Anisotropic dependence of tune-out wavelength near Dy 741-nm transition

TL;DR

This paper measures the anisotropic tune-out wavelength near 741 nm for ground-state bosonic Dy, revealing a strong angular dependence due to tensor polarizability, with implications for precision control of atomic states.

Contribution

First measurement of a Dy tune-out wavelength near 741 nm showing large anisotropy and tunability, expanding understanding of atomic polarizability effects.

Findings

Tune-out wavelength is near 741 nm for $^{162}$Dy.

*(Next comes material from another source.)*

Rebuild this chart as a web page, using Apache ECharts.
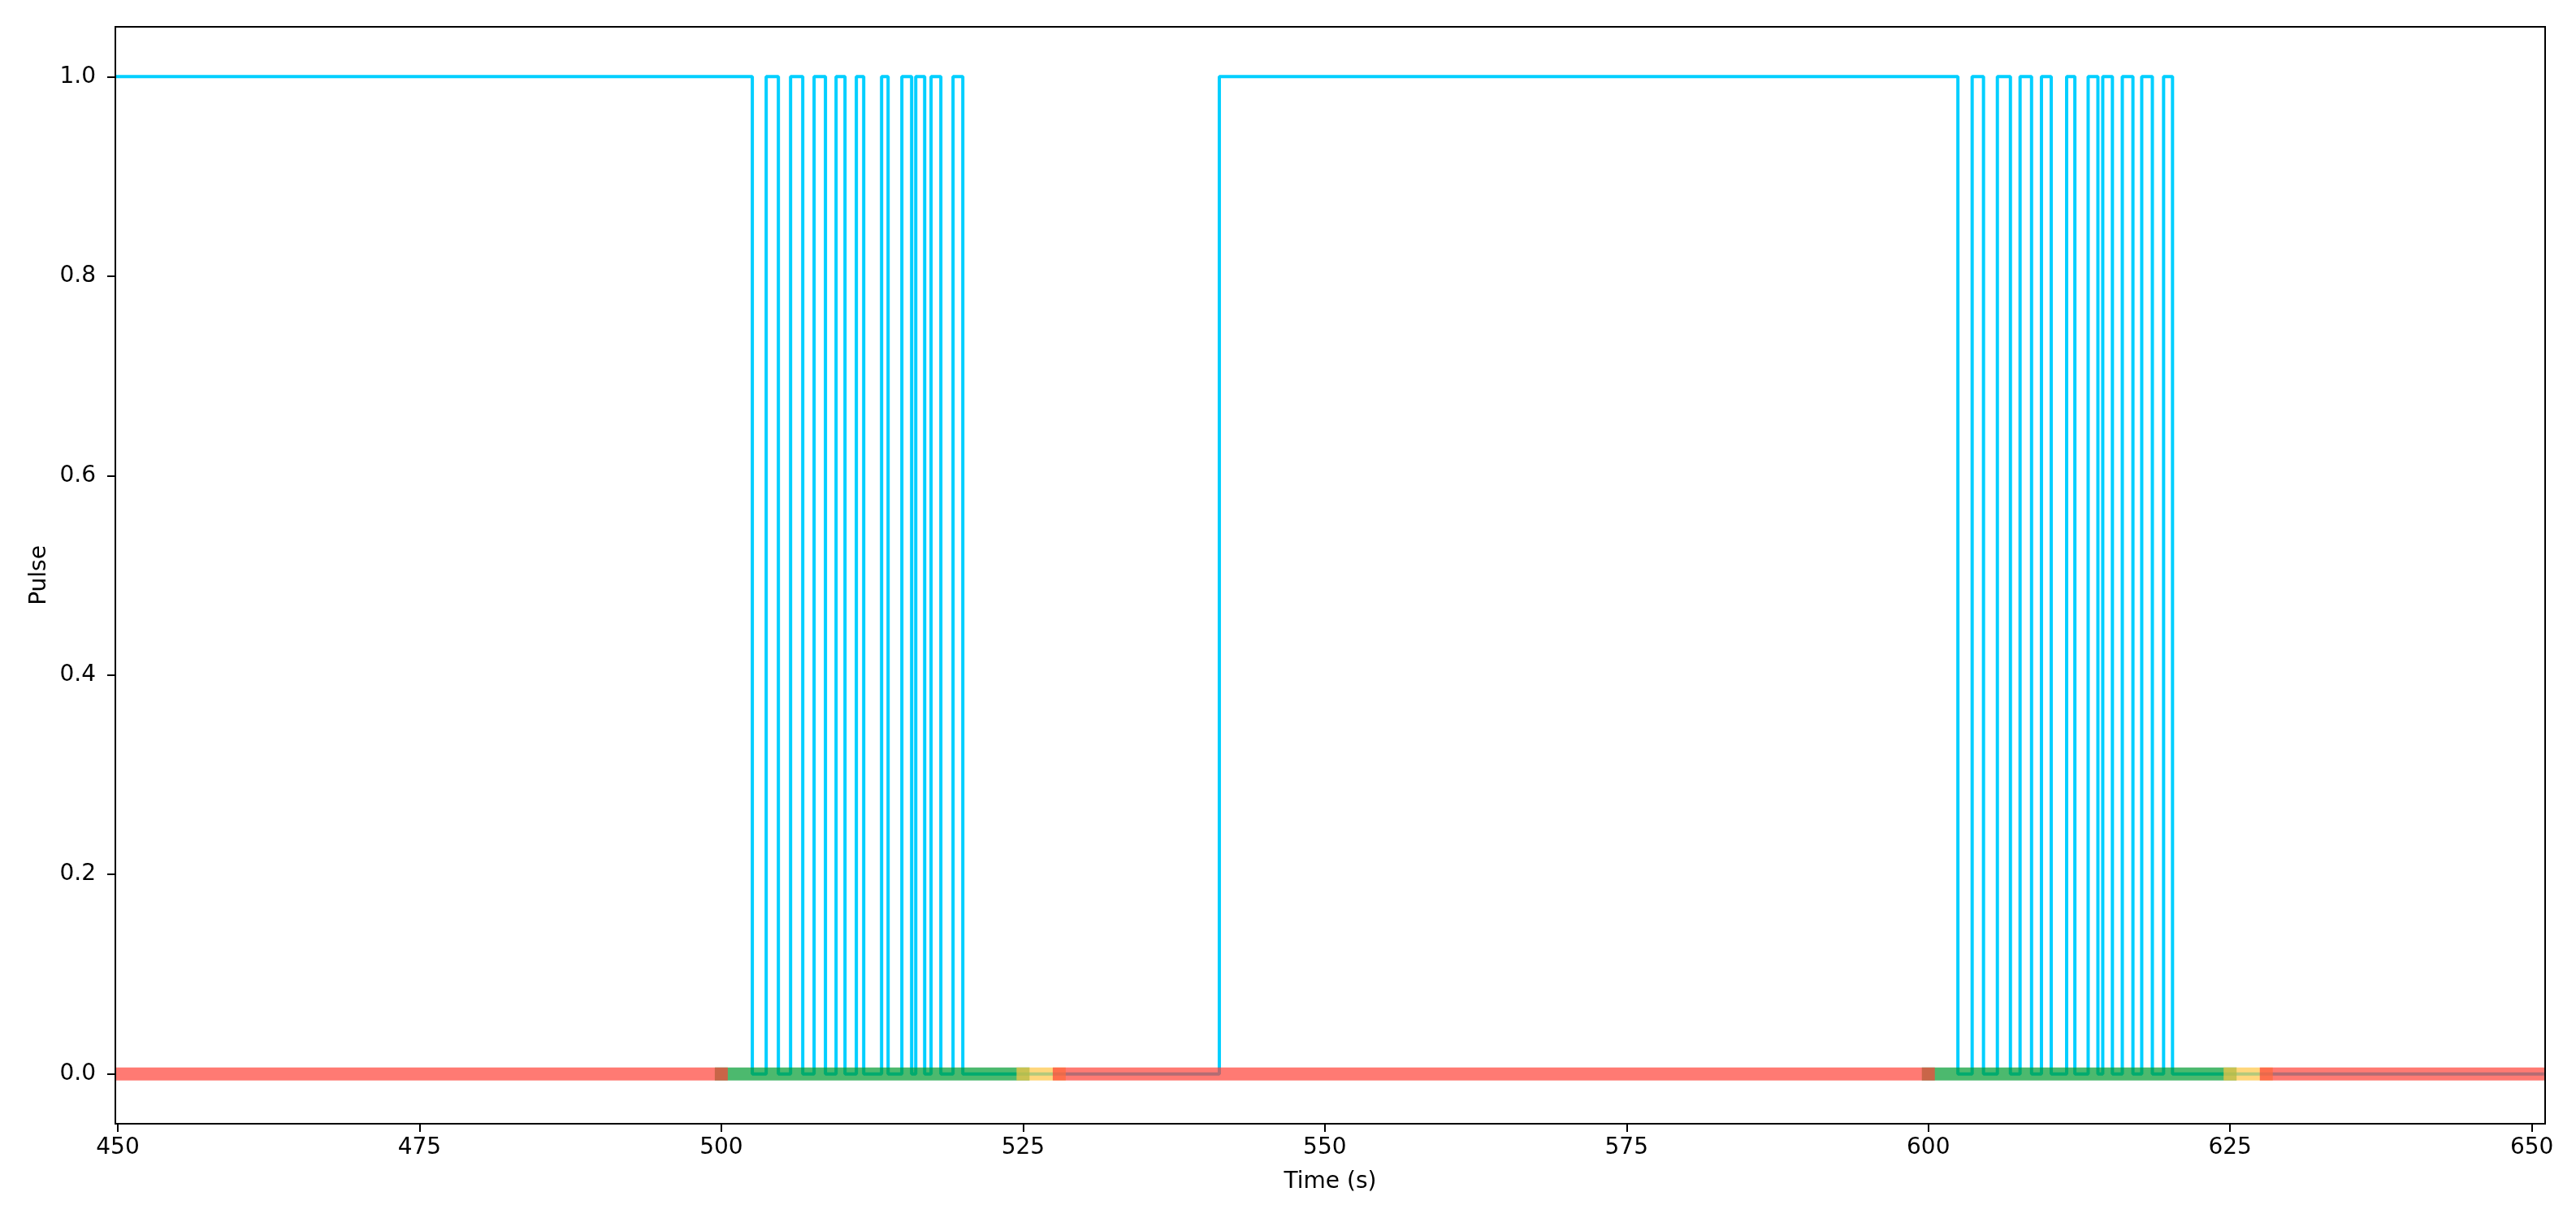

Strong dependence of the wavelength on the angle between optical field and quantization axis.

Measured wavelengths agree within a few GHz with theoretical calculations.

Abstract

We report the first measurement of a tune-out wavelength for ground-state bosonic Dy and linearly polarized light. The tune-out wavelength measured is near the narrow-line 741-nm transition in $^{162}$Dy, and is the wavelength at which the total Stark shift of the ground state vanishes. We find that it strongly depends on the relative angle between the optical field and quantization axis due to Dy's large tensor polarizability. This anisotropy provides a wide, 22-GHz tunability of the tune-out frequency for linearly polarized light, in contrast to Rb and Cs whose near-infrared tune-out wavelengths do not exhibit large anisotropy. The measurements of the total light shift are performed by measuring the contrast of multipulse Kapitza-Dirac diffraction. The calculated wavelengths are within a few GHz of the measured values using known Dy electronic transition data. The lack of hyperfine structure in bosonic Dy implies that the tune-out wavelengths for the other bosonic Dy isotopes should be related to this $^{162}$Dy measurement by the known isotope shifts.